New Year Traditions and Post Revelries Retreat @ Suiran

In a world where change is inevitable, I often look to Japan for revered heritage and rarefied comforts that more or less stay constant. A visit to Kyoto over the O'Shogetsu invariably brings to the fore the best of Japanese culture and customs as the country celebrates the most significant festival of the year with cherished traditions passed down for centuries.

After 3 new years in Kyoto over the last 5 years, one naturally forms traditions of one's own over this special holiday - New Year's Eve dinner in Gion and Hatsumoude at the strike of midnight with more temple visitations on 1 Jan are just some of my new year routines. Whenever I am in Kyoto I try to walk along the Kamo river to get to places, which I find gives me great clarity and peace especially at the advent of the new year where wishes and resolutions stack up like snow on the summit of Fuji.

This year, I took a similar route across the temples of Kyoto, traipsing from Chishakuin to Kiyomizudera before ending up at Yasaka Shrine where throngs were out and about offering new year prayers at these holy sites and making merry at the food fairs nearby. By the end of 2 Jan, you could say that new year fatigue had more or less set in for me.

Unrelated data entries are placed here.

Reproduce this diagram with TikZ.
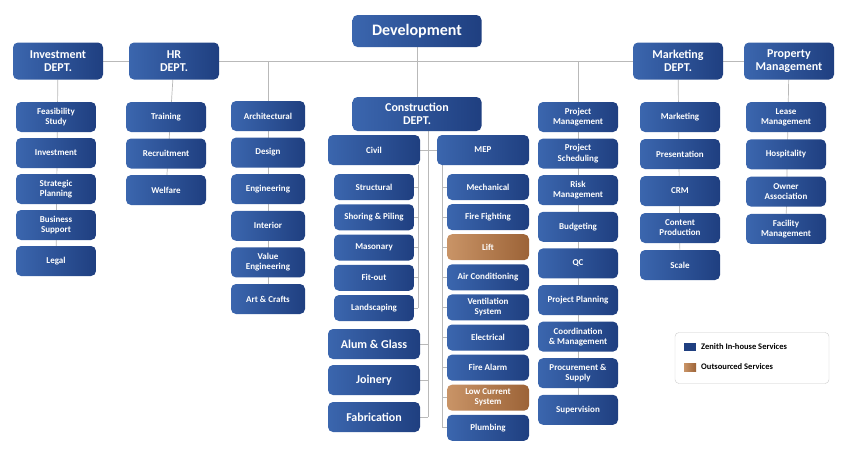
\documentclass[tikz,border=0pt]{standalone}
\usepackage{fontspec}
\setmainfont{Carlito}
\usetikzlibrary{backgrounds}
\definecolor{blueL}{HTML}{3B66AE}
\definecolor{blueD}{HTML}{1F3F80}
\definecolor{bronzeL}{HTML}{C99467}
\definecolor{bronzeD}{HTML}{9C6337}
\tikzset{
  box/.style={rounded corners=5pt, left color=blueL, right color=blueD, text=white,
    font=\bfseries\fontsize{9}{10}\selectfont, align=center, minimum width=80pt,
    minimum height=30pt, inner sep=1pt},
  small/.style={box, minimum height=26pt},
  outsrc/.style={left color=bronzeL, right color=bronzeD},
  dept/.style={box, minimum width=90pt, minimum height=37pt, font=\bfseries\fontsize{12}{13}\selectfont},
  big/.style={box, minimum width=92pt, font=\bfseries\fontsize{12}{13}\selectfont},
  link/.style={draw=gray!55, line width=0.7pt}
}
\begin{document}
\begin{tikzpicture}[x=1pt,y=-1pt]
\useasboundingbox (0,0) rectangle (842,461);

\node[dept, minimum width=129pt, minimum height=32pt, font=\bfseries\fontsize{16}{17}\selectfont] (dev) at (417,31) {Development};
\node[dept] (inv) at (58,61) {Investment\\DEPT.};
\node[dept] (hr) at (174,61) {HR\\DEPT.};
\node[dept] (mkt) at (678,61) {Marketing\\DEPT.};
\node[dept] (prop) at (789,61) {Property\\Management};
\node[dept, minimum width=129pt, minimum height=34pt] (con) at (417,114) {Construction\\DEPT.};

% side columns
\foreach \t [count=\i] in {Feasibility\\Study, Investment, Strategic\\Planning, Business\\Support, Legal}
  \node[box] (inv\i) at (56,{117+36*(\i-1)}) {\t};
\foreach \t [count=\i] in {Training, Recruitment, Welfare}
  \node[box] (hr\i) at (166,{117+36.5*(\i-1)}) {\t};
\foreach \t [count=\i] in {Architectural, Design, Engineering, Interior, Value\\Engineering, Art \& Crafts}
  \node[box, minimum width=74pt] (arc\i) at (268,{116+36.6*(\i-1)}) {\t};
\foreach \t [count=\i] in {Project\\Management, Project\\Scheduling, Risk\\Management, Budgeting, QC, Project Planning, Coordination\\\& Management, Procurement \&\\Supply, Supervision}
  \node[box] (prj\i) at (578,{117+36.6*(\i-1)}) {\t};
\foreach \t [count=\i] in {Marketing, Presentation, CRM, Content\\Production, Scale}
  \node[box] (mkt\i) at (680,{117+37*(\i-1)}) {\t};
\foreach \t [count=\i] in {Lease\\Management, Hospitality, Owner\\Association, Facility\\Management}
  \node[box] (prp\i) at (786,{117+37.3*(\i-1)}) {\t};

% construction
\node[box, minimum width=92pt] (civ) at (374,150) {Civil};
\node[box, minimum width=92pt] (mep) at (483,150) {MEP};
\foreach \t [count=\i] in {Structural, Shoring \& Piling, Masonary, Fit-out, Landscaping}
  \node[small] (civ\i) at (374,{187+30.25*(\i-1)}) {\t};
\node[big] (alum) at (374,344) {Alum \& Glass};
\node[big] (join) at (374,380) {Joinery};
\node[big] (fab) at (374,417) {Fabrication};
\foreach \t/\s [count=\i] in {Mechanical/, Fire Fighting/, Lift/outsrc, Air Conditioning/, Ventilation\\System/, Electrical/, Fire Alarm/, Low Current\\System/outsrc, Plumbing/}
  \node[small, minimum width=82pt, \s] (mep\i) at (488,{187+30.1*(\i-1)}) {\t};

\coordinate (cspine) at (428,0);
\coordinate (vspine) at (418,0);
\coordinate (mspine) at (442,0);

\begin{scope}[on background layer]
\draw[link] (inv) -- (prop);
\draw[link] (dev) -- (con);
\draw[link] (arc1) -- (arc1 |- inv);
\draw[link] (prj1) -- (prj1 |- inv);
\draw[link] (inv) -- (inv5);
\draw[link] (hr) -- (hr3);
\draw[link] (mkt) -- (mkt5);
\draw[link] (prop) -- (prp4);
\draw[link] (arc1) -- (arc6);
\draw[link] (prj1) -- (prj9);
\draw[link] (civ) -- (mep);
\draw[link] (con.south -| cspine) -- (fab -| cspine);
\draw[link] (civ.south -| vspine) -- (civ5 -| vspine);
\draw[link] (mep.south -| mspine) -- (mep9 -| mspine);
\foreach \n in {alum, join, fab} \draw[link] (\n) -- (\n -| cspine);
\foreach \i in {1,...,5} \draw[link] (civ\i) -- (civ\i -| vspine);
\foreach \i in {1,...,9} \draw[link] (mep\i) -- (mep\i -| mspine);
\end{scope}

% legend
\node[draw=gray!40, rounded corners=4pt, fill=white, minimum width=154pt, minimum height=51pt] (leg) at (752,358) {};
\node[fill=blueD, minimum width=12pt, minimum height=8pt, inner sep=0pt] (key1) at (690,347) {};
\node[outsrc, minimum width=12pt, minimum height=8pt, inner sep=0pt] (key2) at (690,367) {};
\node[anchor=west, font=\bfseries\fontsize{8.5}{9}\selectfont, inner sep=0pt] (lab1) at (701,347) {Zenith In-house Services};
\node[anchor=west, font=\bfseries\fontsize{8.5}{9}\selectfont, inner sep=0pt] (lab2) at (701,367) {Outsourced Services};
\end{tikzpicture}
\end{document}
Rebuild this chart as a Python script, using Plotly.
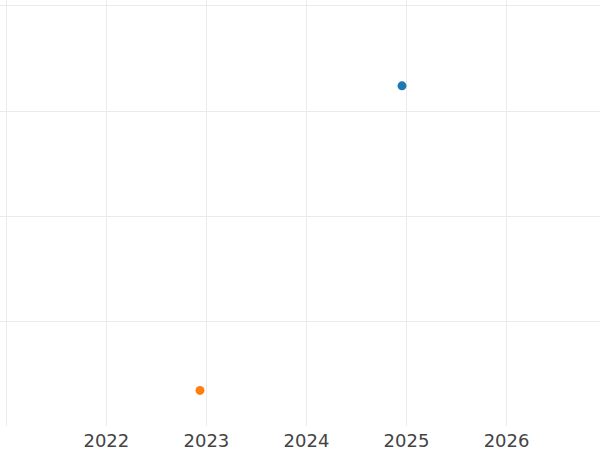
import plotly.graph_objects as go

series_names = ["A", "B"]
x_values = [[2024.955], [2022.936]]
y_values = [[3.24], [0.34]]
colors = ["#1f77b4", "#ff7f0e"]

fig = go.Figure()
for name, xs, ys, c in zip(series_names, x_values, y_values, colors):
    fig.add_trace(go.Scatter(x=xs, y=ys, mode="markers", name=name,
                             marker=dict(color=c, size=9)))

fig.update_layout(
    width=600, height=450,
    margin=dict(l=0, r=0, t=0, b=24),
    paper_bgcolor="white", plot_bgcolor="white",
    showlegend=False,
    font=dict(family="DejaVu Sans", size=18, color="#444"),
)
fig.update_xaxes(range=[2020.937, 2026.934], dtick=1, tick0=2021,
                 showgrid=True, gridcolor="#ebebeb", gridwidth=1,
                 zeroline=False, showline=False, ticks="",
                 tickformat="d", automargin=False, ticklabelstandoff=2)
fig.update_yaxes(range=[0.001, 4.057], dtick=1, tick0=0,
                 showgrid=True, gridcolor="#ebebeb", gridwidth=1,
                 zeroline=False, showline=False, showticklabels=False,
                 ticks="", automargin=False)

fig.write_html("out.html",
               config={"displayModeBar": False},
               post_script="document.body.style.margin='0';document.body.style.overflow='hidden';")
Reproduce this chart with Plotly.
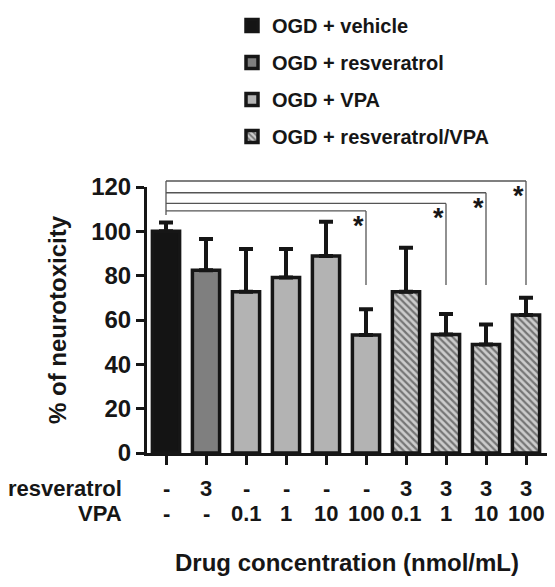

A delightful diversion popped up this year by way of an invitation to review at the fabulous Suiran, a luxury gem set by the banks of the Katsura River at Arashiyama. A stone's throw from the famous bamboo groves and spectacular garden of the UNESCO listed Tenryu-Ji, Suiran is quintessentially an abode of peace and tranquility with delightfully zen inspired rooms and wonderful outdoor onsen.

After the excitement and exertions of a Kyoto New Year, nothing quite beats checking into this traditional retreat that reflects Japanese hospitality at its evolving zenith.

The throng at Kiyomizudera on 2 Jan 2017. The crowd is not expected to abate until 10 Jan 17.

The shopping streets of Kiyomizudera, packed to the brim over the new year period.

Kitsune Udon and Amazake usually make up the first meal of the year for me.

Year of the Rooster and chickens of all shapes, sizes and forms pop up all over Japan.

The Suiran, a Luxury Collections Hotel.

The handsome old pines and moss covered stone lanterns of Suiran's garden add to the hotel's elegant milieu.

In-room onsen, a restorative treat few hotels can match in Kyoto.